More than that, having two parents who spoke English as their second, or in my mother’s case seventh, language made me appreciate the only one I had, English, in a way I don’t think my other friends grasped. Growing up with a family that doesn’t understand the shortcuts native speakers take to communicate with one another meant always finding several ways to express the same thing that would translate into the way a native Slavic or Spanish-speaker would understand.
I was keenly aware, from early on, that English is one of the most precise languages spoken and living with two parents who didn’t necessarily understand its complexity made me want to understand that complexity so much more. My sister swears I began reading when I was four, I don’t ever remember learning, and whenever I came upon a word I didn’t know, I immediately looked it up in my personal dictionary which is still my favorite book.
Dictionaries presented any world I wanted to live in. I could be a posh Brit and use words like louche while knowing that the proper term for the piece of furniture is sofa not couch. I could be sophisticated and continental just by saying “chaise longue” not “chaise lounge.” And never just chaise since that just means “chair.” And I could always impress my political science friend by properly using the word Manichaean.
But more than just being fascinated with language and storytelling, as I got older, and middle-school insecurities set in, I realized that writing was the purest form of expression for me. There was no body language or inflection to change the meaning of what I was trying to say. No misunderstanding my dry, ironic or self-deprecating humor to mask those insecurities. I might get stuttery and shy, or even teary, when I spoke, but I was always smart, articulate, funny, trenchant or thoughtful when I wrote. More than anything, I was confident. I could always present the best version of me in my writing.
I also learned fairly early on that writing was the one talent my teachers agreed I had. External validation shouldn't matter, but it does when you're 12. No matter how late I was to class, or how disruptive my note-passing might have been, even my most adversarial teacher-- Ms. Murphy -- acknowledged I had a talent. Hell, one even accused me of plagiarism because my report, written as a first-person account by the protagonist per her suggestion, was too good to have been written by a high school kid. I got such a sense of schadenfreudy pleasure when she had to read the book before she’d give me the A+ I earned.

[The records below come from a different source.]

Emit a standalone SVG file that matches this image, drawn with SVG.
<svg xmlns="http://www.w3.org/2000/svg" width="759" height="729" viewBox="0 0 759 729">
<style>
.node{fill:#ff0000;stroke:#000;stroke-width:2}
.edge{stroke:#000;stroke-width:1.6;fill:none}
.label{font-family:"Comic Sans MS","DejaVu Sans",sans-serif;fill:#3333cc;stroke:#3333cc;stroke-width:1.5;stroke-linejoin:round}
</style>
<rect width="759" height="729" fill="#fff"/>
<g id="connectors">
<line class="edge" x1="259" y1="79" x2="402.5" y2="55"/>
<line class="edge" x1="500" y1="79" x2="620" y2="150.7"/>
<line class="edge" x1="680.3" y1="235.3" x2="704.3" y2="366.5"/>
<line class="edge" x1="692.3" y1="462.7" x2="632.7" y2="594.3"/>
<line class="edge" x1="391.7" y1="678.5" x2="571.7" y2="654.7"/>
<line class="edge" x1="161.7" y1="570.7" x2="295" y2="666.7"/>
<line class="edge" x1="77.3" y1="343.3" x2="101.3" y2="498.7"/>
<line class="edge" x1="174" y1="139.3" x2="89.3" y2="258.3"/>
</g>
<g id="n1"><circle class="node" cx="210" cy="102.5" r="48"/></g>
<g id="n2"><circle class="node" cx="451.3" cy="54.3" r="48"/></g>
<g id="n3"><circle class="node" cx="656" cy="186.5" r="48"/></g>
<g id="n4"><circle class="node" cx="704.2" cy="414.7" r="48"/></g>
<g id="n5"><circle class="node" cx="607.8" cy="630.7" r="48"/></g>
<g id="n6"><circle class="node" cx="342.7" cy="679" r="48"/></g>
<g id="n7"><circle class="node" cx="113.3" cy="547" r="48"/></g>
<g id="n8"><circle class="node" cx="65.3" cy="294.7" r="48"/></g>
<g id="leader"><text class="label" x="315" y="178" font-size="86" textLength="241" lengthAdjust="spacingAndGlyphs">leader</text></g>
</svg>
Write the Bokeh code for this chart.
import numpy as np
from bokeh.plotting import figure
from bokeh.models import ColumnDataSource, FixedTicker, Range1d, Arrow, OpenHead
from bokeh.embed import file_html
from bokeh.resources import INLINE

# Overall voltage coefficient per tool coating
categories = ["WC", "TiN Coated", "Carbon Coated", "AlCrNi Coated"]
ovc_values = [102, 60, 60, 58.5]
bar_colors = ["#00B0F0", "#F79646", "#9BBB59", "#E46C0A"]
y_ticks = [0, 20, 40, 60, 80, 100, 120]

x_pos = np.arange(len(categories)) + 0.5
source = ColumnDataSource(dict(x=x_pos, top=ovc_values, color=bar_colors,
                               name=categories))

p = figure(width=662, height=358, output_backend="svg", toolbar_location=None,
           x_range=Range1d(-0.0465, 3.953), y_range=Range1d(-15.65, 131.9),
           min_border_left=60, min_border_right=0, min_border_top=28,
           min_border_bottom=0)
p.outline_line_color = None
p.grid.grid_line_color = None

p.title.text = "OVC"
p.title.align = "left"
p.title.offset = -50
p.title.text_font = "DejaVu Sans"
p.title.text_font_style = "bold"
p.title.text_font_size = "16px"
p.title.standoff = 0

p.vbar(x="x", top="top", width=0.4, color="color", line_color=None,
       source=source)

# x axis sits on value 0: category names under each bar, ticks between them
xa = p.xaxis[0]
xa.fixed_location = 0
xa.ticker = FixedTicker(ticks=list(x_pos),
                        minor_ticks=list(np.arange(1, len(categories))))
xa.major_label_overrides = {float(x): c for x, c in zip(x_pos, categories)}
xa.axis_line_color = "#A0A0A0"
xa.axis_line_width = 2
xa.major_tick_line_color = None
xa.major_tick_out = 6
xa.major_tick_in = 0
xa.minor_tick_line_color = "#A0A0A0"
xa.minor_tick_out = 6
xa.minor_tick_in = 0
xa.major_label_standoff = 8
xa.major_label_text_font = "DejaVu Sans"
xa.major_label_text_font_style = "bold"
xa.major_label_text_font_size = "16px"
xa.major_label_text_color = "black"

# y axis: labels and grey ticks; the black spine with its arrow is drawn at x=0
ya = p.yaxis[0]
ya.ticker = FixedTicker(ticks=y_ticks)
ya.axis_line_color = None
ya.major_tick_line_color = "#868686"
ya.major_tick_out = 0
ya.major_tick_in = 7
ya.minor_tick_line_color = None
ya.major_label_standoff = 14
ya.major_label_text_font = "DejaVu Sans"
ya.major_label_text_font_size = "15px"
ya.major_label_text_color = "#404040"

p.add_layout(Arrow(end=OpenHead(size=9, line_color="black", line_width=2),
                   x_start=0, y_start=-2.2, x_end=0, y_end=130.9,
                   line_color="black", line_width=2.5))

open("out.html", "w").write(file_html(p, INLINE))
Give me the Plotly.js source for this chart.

Of course, those early fantasies of being the toast of Manhattan with my brilliant first novel, and comparisons to Dorothy Parker, eventually gave way to more “realistic” goals, but I never stopped writing. Now, thanks to the proliferation of social media, I’m able to express myself in as many ways as I want. Whether it’s professionally on LinkedIn, personally on Facebook or Twitter, or humorously in my recaps or blogs, I’m not limited in how I give voice to my thoughts and opinions.
Writing has never been “what I do.” Which is good because I haven’t been able to crack the code of how to make a living from writing in all these years. Writing is who I am. I don’t write because I like it or because I’m “good at it.” I write because I can’t imagine ever not writing any more than I can't imagine not breathing.